Several weeks into the voyage, the Pamar had journeyed up Johnstone Strait and was heading to the Broughtons. They were running out of fuel and had nowhere to buy it. They checked the charts and discovered Blind Channel which had a fuel dock. They turned into Mayne Passage and came into Blind Channel. It was raining heavily that day. The owner came down to the dock and sold them fuel. About five shacks littered the beach, and the property looked like a hurricane had come through it. Despite this, Edgar saw its value. He immediately wanted to buy the property and the kids agreed, but when he asked Annemarie she said “You can buy that place over my dead body.”

When the Richters came home to East Vancouver, Edgar and Annemarie were still arguing about Blind Channel. This went on for a month and a half until they finally agreed to see it again, but if it was raining, it would not be bought.

Edgar and Annemarie took a float plane to Blind Channel and it turned out to be a beautiful day. They took a walk with the owner and made up their minds to buy Blind Channel, and they did!

The Richters then sold their comfortable home, boxed up all the furniture for loading onto a freighter and once again set out on the Pamar. Their neighbors in Vancouver were very bewildered when the Richters left their very comfortable, renovated home. They wondered why Edgar and Annemarie would drop everything and go into the woods. Annemarie’s parents Wilhelm (Opa) and Therese (Oma) also came to Blind Channel a couple of weeks later.

Edgar and his family spent two years cleaning up Blind Channel. They burned down the shacks, fixed up the store, hauled the school house off the beach, cleared brush, salvaged fallen logs for building and cleaned up scrap metal. Edgar had a background in mechanics and carpentry, so he was a skilled fixer.

All the locals didn’t think they would make it out in the wild. They were shocked when Edgar got rid of the outhouses because if your pipes froze, you couldn’t use the toilet.

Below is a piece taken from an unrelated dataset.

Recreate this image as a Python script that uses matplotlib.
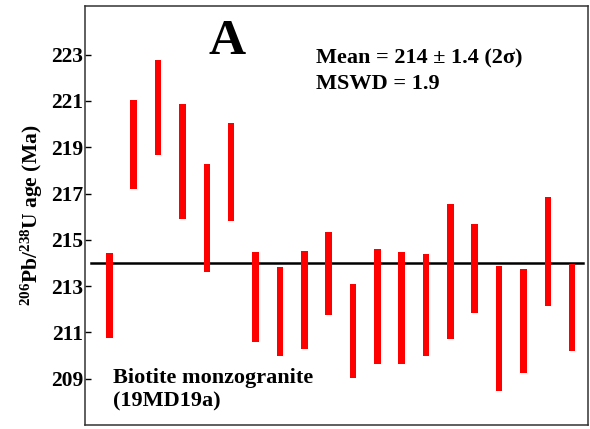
import matplotlib
matplotlib.use("Agg")
import matplotlib.pyplot as plt

plt.rcParams['font.family'] = ['Liberation Serif', 'DejaVu Serif']
plt.rcParams['font.weight'] = 'bold'
plt.rcParams['mathtext.fontset'] = 'custom'
plt.rcParams['mathtext.rm'] = 'Liberation Serif:bold'
plt.rcParams['mathtext.it'] = 'Liberation Serif:bold'
plt.rcParams['mathtext.bf'] = 'Liberation Serif:bold'

# spot number and 2-sigma age range (Ma)
spots = list(range(1, 21))
age_high = [214.45, 221.06, 222.77, 220.86, 218.27, 220.04, 214.49, 213.82, 214.51, 215.33,
            213.10, 214.61, 214.48, 214.38, 216.56, 215.67, 213.87, 213.73, 216.84, 213.95]
age_low = [210.76, 217.18, 218.65, 215.91, 213.60, 215.83, 210.60, 210.00, 210.30, 211.75,
           209.05, 209.64, 209.64, 209.97, 210.73, 211.85, 208.46, 209.23, 212.16, 210.21]
mean_age = 214
y_ticks = [209, 211, 213, 215, 217, 219, 221, 223]

fig = plt.figure(figsize=(5.9, 4.29), dpi=100)
ax = fig.add_axes([85/590, 4/429, 503/590, 419/429])

# mean line behind the bars
ax.plot([0.26, 20.43], [mean_age, mean_age], color='black', linewidth=1.8, zorder=1)

heights = [h - l for h, l in zip(age_high, age_low)]
ax.bar(spots, heights, bottom=age_low, width=0.27, color='#ff0000', linewidth=0, zorder=2)

ax.set_xlim(0, 20.65)
ax.set_ylim(207.0, 225.1)
ax.set_xticks([])
ax.set_yticks(y_ticks)
ax.tick_params(axis='y', direction='in', length=4.5, width=1.0, labelsize=15.5, pad=1.5)
for lab in ax.get_yticklabels():
    lab.set_fontweight('bold')
for sp in ax.spines.values():
    sp.set_linewidth(1.1)
    sp.set_color('#333333')

ax.set_ylabel('$^{206}$Pb/$^{238}$U age (Ma)', fontsize=15.5, fontweight='bold', labelpad=4)

#texts
ax.text(0.282, 0.885, 'A', transform=ax.transAxes, fontsize=37, fontweight='bold', ha='center', va='baseline')
ax.text(0.459, 0.862, 'Mean = 214 ± 1.4 (2σ)', transform=ax.transAxes, fontsize=16, fontweight='bold')
ax.text(0.459, 0.803, 'MSWD = 1.9', transform=ax.transAxes, fontsize=16, fontweight='bold')
ax.text(0.055, 0.100, 'Biotite monzogranite', transform=ax.transAxes, fontsize=16, fontweight='bold')
ax.text(0.055, 0.044, '(19MD19a)', transform=ax.transAxes, fontsize=16, fontweight='bold')

fig.savefig('out.png', dpi=100)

There were two ways to get supplies and food up to Blind Channel. You could go for a three to four hour cruise to Campbell River and come back with the boat so packed you could hardly see out of it. Or you could type a note on a typewriter and send it in the mail, to a coastal freighter to bring supplies and food to Blind Channel. Usually, it took a couple of weeks for the ship to get to Blind Channel and by that time the vegetables and fruit were often rotten and the milk was almost sour.

Things have changed since those days. Blind Channel is now a thriving business, occupied by a new generation. I always think if it was raining that day in November, none of this would have ever happened.